I studied medicine at the University of Galway, Ireland, then worked as a doctor for a number of years before completing an MSc in Health Data Analytics and Machine Learning at Imperial College London. My research interests lie in risk prediction for non-communicable diseases, causal machine learning, and multimodal real world data.

Project Information

Research Driver Programme: Big Data for Complex Diseases

Title: Repurposing And Enriching Cardiovascular Risk Prediction Models To Identify People At Risk Of Cancer and Other Chronic Diseases.

Doctors often use certain tools to figure out if someone is at risk of having a heart attack or stroke. My project explores whether we can use these same tools to predict if a person might develop other heart problems, like atrial fibrillation (a type of irregular heartbeat), heart failure, or long-term illnesses such as cancer, dementia (which can cause memory loss), and COPD (a serious lung disease that makes it hard to breathe).

We already know that conditions like heart attacks, strokes, and cancer share some common risk factors.

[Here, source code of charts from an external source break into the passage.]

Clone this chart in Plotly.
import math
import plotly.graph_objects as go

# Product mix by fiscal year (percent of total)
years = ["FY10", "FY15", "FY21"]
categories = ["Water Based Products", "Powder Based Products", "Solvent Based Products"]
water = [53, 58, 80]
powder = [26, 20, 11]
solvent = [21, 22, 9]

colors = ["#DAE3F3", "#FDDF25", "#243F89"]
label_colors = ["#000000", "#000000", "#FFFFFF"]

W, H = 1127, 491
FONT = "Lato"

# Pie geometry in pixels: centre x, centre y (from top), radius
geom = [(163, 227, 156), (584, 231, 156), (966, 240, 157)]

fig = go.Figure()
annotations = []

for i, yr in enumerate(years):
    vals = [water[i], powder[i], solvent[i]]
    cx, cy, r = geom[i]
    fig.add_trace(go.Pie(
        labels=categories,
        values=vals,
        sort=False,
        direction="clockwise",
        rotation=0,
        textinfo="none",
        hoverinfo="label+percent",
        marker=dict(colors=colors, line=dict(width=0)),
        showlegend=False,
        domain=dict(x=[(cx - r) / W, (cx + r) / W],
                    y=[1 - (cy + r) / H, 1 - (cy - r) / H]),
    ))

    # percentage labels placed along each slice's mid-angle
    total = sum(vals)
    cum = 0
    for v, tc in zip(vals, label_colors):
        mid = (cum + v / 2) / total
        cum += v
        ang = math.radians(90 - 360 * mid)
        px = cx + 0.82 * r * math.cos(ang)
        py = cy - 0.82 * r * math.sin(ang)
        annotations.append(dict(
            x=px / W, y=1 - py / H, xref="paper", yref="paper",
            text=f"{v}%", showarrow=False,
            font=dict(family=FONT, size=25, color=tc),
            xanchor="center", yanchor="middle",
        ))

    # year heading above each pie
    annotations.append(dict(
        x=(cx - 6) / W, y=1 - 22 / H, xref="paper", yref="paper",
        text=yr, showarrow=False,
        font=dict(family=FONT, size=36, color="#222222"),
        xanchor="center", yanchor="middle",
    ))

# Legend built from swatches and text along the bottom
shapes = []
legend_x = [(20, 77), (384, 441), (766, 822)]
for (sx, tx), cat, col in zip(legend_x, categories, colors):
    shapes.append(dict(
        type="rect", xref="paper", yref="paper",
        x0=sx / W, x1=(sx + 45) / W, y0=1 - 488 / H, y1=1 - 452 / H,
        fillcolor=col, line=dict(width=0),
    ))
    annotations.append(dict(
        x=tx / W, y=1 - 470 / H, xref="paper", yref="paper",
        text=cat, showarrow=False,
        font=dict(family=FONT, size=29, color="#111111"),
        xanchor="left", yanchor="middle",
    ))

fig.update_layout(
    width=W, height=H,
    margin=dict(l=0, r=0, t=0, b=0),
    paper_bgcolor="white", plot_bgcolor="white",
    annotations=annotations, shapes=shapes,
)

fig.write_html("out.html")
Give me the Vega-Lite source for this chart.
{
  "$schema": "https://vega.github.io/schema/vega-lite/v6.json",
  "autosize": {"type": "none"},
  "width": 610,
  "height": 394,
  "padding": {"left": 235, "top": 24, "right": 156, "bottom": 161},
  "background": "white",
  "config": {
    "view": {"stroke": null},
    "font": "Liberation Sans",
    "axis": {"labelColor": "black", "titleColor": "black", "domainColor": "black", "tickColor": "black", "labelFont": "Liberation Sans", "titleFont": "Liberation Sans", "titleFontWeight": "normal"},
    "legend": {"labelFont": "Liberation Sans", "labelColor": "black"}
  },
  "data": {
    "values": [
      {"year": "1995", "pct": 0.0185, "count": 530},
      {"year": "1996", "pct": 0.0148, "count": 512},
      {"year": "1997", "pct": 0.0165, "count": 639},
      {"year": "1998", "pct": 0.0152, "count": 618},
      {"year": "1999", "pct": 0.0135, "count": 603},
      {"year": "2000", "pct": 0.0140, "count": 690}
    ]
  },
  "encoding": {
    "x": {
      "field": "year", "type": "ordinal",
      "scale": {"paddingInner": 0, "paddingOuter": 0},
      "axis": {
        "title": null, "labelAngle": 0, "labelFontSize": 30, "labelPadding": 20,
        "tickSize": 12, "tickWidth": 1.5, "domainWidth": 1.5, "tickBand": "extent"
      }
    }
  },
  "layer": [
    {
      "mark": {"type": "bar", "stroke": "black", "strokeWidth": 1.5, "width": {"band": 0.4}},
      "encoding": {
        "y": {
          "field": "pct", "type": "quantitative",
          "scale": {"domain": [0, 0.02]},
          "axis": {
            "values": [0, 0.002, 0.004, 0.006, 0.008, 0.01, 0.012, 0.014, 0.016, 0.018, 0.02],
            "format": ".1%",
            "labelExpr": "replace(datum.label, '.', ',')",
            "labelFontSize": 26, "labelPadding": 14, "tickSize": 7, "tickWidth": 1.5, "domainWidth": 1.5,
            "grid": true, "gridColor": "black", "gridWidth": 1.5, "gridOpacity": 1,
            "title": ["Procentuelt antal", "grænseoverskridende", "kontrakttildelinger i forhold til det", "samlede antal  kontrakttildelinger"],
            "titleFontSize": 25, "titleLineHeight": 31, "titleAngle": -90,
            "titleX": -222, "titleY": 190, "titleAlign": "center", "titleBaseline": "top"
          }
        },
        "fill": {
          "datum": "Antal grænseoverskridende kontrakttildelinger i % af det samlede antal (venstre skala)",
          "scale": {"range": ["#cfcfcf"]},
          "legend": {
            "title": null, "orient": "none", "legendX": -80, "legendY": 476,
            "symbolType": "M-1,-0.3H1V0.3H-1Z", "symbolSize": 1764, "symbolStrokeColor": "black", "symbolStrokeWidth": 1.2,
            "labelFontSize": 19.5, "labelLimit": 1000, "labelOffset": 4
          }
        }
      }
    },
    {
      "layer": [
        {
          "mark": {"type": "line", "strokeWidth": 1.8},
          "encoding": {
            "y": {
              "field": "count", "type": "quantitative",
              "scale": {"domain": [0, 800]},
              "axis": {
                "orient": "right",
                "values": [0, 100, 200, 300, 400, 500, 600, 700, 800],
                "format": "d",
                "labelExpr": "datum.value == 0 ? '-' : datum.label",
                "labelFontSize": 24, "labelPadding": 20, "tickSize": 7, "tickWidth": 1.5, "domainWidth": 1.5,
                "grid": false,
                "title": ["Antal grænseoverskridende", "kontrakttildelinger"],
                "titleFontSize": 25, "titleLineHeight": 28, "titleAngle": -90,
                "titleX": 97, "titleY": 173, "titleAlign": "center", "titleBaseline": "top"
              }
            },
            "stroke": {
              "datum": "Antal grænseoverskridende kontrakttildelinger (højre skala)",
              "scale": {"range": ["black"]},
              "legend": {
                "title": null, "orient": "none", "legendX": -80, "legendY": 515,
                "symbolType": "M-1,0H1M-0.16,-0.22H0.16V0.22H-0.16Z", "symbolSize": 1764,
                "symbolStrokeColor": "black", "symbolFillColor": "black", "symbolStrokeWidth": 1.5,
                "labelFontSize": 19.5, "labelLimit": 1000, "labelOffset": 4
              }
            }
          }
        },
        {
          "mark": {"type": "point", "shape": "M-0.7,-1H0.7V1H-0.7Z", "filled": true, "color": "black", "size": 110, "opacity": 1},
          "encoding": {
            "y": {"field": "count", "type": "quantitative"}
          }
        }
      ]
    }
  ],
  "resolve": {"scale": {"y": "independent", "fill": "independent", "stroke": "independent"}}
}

What I want to find out is whether the methods we use to predict heart-related issues could also tell us who’s at risk of developing these other health problems.
I also plan to see if these prediction tools can be improved by adding new kinds of information, for example, though looking at the amounts of fats or proteins in someone’s blood.
Lastly, I’ll use a relatively new research method, known as target trial emulations, to see if medications that are usually given for heart disease might also influence the risk of getting other long-term illnesses.

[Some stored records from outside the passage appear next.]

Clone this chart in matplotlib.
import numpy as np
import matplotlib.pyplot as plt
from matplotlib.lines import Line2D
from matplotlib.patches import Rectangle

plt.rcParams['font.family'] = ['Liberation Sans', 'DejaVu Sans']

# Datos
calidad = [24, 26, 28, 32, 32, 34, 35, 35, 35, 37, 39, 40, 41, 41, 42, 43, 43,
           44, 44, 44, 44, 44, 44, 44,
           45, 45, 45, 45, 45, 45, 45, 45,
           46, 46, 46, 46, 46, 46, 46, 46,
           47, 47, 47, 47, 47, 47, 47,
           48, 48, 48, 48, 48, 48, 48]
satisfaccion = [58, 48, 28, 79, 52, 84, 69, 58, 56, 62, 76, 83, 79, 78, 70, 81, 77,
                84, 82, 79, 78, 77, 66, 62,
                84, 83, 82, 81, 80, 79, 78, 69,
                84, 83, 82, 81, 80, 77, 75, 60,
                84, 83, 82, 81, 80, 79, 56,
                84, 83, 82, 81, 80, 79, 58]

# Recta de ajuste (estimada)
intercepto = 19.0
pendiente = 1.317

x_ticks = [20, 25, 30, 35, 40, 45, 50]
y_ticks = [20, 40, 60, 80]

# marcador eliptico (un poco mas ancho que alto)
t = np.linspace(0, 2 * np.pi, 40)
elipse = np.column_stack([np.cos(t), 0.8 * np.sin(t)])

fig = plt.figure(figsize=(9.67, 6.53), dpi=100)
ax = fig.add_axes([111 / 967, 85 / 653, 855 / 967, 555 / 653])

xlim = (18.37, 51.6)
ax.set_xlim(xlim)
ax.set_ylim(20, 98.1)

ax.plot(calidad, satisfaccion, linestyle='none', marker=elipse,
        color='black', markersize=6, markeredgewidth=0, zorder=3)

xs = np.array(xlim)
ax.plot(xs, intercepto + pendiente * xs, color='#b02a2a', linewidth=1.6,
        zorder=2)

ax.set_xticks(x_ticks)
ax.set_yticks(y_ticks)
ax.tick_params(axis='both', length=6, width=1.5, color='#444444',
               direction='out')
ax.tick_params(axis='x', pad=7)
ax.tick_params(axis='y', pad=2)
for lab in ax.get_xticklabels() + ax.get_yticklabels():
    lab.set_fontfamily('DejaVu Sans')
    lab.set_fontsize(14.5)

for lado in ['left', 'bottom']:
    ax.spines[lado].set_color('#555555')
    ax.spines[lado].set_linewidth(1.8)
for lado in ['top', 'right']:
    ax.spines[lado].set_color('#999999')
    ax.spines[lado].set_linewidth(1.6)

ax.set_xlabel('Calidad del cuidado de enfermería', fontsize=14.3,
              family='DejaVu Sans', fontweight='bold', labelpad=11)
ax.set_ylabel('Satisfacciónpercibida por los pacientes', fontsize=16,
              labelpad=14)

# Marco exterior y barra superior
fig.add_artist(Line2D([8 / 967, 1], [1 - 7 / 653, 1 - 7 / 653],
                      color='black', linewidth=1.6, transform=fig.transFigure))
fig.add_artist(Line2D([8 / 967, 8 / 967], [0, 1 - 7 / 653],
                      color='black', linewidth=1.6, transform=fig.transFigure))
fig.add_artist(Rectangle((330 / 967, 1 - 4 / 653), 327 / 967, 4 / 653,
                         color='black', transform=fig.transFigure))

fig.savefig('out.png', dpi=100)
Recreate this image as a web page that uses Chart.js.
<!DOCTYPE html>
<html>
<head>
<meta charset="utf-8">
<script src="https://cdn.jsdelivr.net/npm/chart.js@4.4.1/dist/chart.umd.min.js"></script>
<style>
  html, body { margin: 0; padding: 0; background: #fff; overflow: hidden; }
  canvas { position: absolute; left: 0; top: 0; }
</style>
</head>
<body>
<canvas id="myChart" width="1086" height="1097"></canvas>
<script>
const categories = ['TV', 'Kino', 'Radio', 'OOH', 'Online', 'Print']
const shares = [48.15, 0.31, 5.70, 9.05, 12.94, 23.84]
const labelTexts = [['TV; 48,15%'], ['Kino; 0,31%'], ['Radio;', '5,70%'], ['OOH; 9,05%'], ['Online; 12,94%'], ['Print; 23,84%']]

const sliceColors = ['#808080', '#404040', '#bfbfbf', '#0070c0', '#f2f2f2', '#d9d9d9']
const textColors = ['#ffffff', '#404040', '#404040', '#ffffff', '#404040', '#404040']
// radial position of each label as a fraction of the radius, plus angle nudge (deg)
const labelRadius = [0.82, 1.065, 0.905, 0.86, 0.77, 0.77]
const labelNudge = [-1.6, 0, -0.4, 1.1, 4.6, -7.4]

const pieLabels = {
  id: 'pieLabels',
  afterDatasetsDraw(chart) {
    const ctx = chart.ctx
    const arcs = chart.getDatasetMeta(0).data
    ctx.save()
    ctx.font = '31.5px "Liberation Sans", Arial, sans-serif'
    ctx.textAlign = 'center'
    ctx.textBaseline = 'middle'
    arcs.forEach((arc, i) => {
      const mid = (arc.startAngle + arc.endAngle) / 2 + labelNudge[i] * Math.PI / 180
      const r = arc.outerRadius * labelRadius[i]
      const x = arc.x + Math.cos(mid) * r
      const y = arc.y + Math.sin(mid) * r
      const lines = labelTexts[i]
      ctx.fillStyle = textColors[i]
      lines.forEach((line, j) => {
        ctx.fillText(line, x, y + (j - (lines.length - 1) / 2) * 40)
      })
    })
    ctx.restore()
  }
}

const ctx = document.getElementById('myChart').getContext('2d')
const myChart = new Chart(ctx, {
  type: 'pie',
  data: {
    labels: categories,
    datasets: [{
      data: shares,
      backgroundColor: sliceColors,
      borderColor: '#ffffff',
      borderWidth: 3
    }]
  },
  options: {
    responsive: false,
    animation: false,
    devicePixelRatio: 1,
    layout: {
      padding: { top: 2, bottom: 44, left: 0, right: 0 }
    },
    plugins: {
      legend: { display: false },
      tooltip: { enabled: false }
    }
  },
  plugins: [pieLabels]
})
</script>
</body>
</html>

What is your motivation for undertaking this project and how will this funding impact your research?
From my experience working as a clinical doctor, I realised the profound impact that early detection and prevention strategies can have on patient outcomes, especially in chronic diseases like cardiovascular disease (CVD) and cancer. By developing improved prediction tools for CVD-related diseases, I hope to contribute to a reduction in the rates of premature mortality and disease-related morbidity through targeted treatment strategies and informed public health policy.
The funding from this program will grant me access to some of the best resources available to conduct this research, including extensive epidemiological datasets with linked, multimodal patient information. Through the BDCD programme, I have the chance to work with experts in the fields of epidemiology, precision medicine, and multimorbidity, providing me with unique opportunities for collaborative learning. Finally, the funding will facilitate dissemination of results at conferences and in scientific journals, which will promote the integration of my findings into clinical practice.